Researchers at the Indian Institute of Technology (Madras) have called upon the international community to provide shelter to those fleeing to escape climate change.
Researchers from IIT-Madras have collaborated with an independent researcher in publishing a paper in this regard. They propose a normative framework with responses to address cross-border migration. The Paper was published in the reputed peer-reviewed journal WIRES Climate Change
The study cites that the Internal Displacement Monitoring Centre reports that 40.5 million people were newly displaced in 2020 and 30 million among these were forcibly displaced due to weather-related disasters. Researchers believe that such migration is a result of compound factors.
The multiple interconnections among the drivers of migration – a combination of on-going Global Environmental Changes (GECs) as they interact with social, economic and political conditions – makes it difficult to identify GEC as the only or proximate cause of migration.

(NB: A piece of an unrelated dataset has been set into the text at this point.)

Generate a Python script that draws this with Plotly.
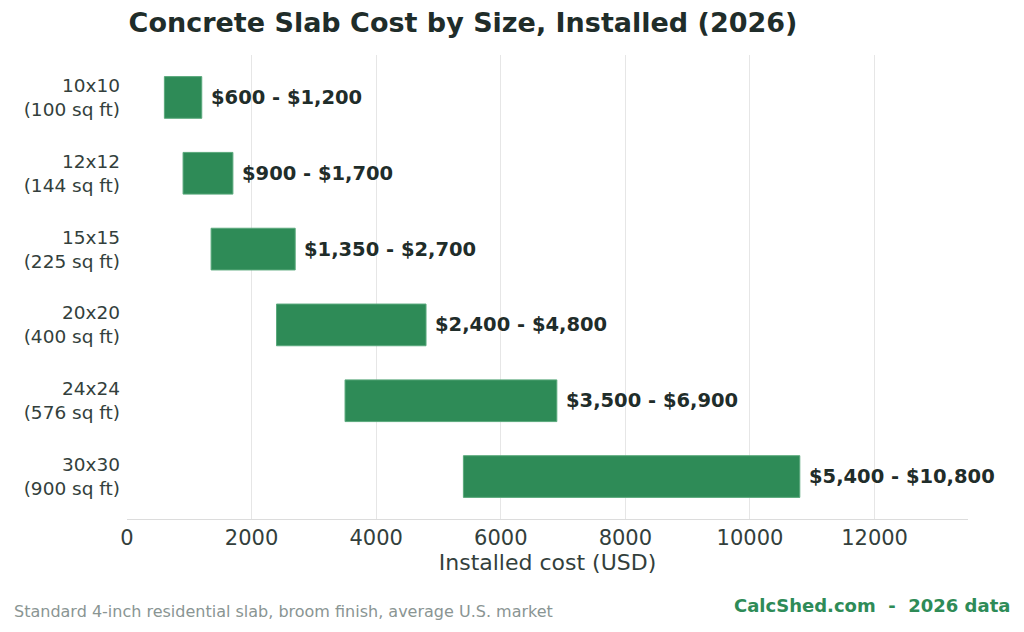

In one such, they have cited the example of residents around the coasting areas in Bangladesh relocating to find shelter in central Bangladesh as rising sea levels have become a concern.
Speaking about the same, Prof Sudhir Chella Rajan, Department of Humanities and Social Sciences, IIT Madras, said, “In recent years, the increased risks of environmental hazards including climate change, have intensified the push to migrate. One such case is the teeming slums of Bangladesh’s capital Dhaka, where the residents are on the frontlines of a climate crisis. People living along the coast have been migrating to the Bangladeshi capital due to monsoon flooding and cyclones caused by rising sea levels. For these residents, the worsening climate change is not a faraway threat. It is a grim reality.”
He added, “Climate scientists have known for more than a decade that tens of millions of people, if not more, will be forcibly displaced from some of the poorest countries as a result of climate change. If their countries are no longer viable homes through no fault of their own, the international community has a moral responsibility to provide refuge.”
Dr Sujatha Byravan, Co-Author of this Research and an Independent Scholar, said, “There is an urgent need to ensure that people from countries that have emitted very little greenhouse gases are not left fending for themselves. Climate exiles or migrants have no legal standing. These are the kinds of issues that ought to be addressed in the climate negotiations track of Loss and Damage under non-economic losses.”